January and February—quietest trump cards. Drier than most months. Empty trails. The peak usually shows itself before clouds roll in. The other sweet window is July to October. That coincides with the Maasai Mara migration and the European summer stampede. Nanyuki swells. Lodges sell out—book ahead. Outside those brackets, the long rains (April–June) and short rains (November–December) dump cloud. They slick the paths with mud. They wipe visibility from the higher camps. The upside is lush scenery, half-empty parks, and lower prices. If you’re aiming to climb Batian or Nelion, the dry seasons aren’t negotiable—they’re mandatory.

Insider Tips

Sirimon gate road is unpaved—30km can swallow 90 minutes after rain. Leave more time than you think you'll need. If you're in a 2WD, hire a local driver in Nanyuki who already knows every pothole.

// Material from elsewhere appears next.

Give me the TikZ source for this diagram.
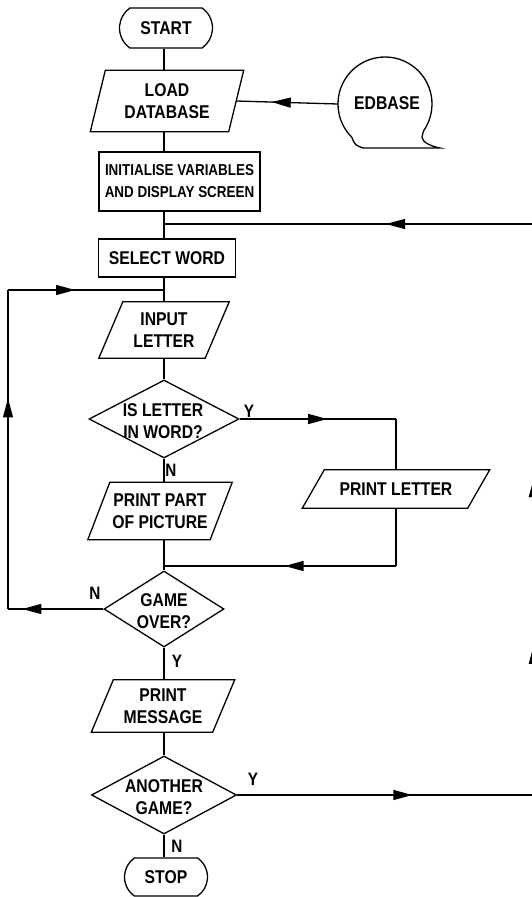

Cross the equator north of Nanyuki and you'll meet the same crew—every single day, every hour. They swirl water in a plastic basin. Clockwise, then counter-clockwise. The physics hold up; the act itself doesn't. It's rehearsed, loud, and tips are mandatory. Skip the roadside circus. Drive 8 km farther to the Fairmont Safari Club. Their equator monument sits quiet on a lawn. No chorus, no sales pitch. Snap your photo, drive on.
Book early. Most huts on the mountain sell out fast—peak season is brutal. KWS (Kenya Wildlife Service) in Nairobi will check space, but Nanyuki's trekking outfitters already know who's bailed and who's grabbed the last bunk. They'll book it for you and spare you the paperwork roulette.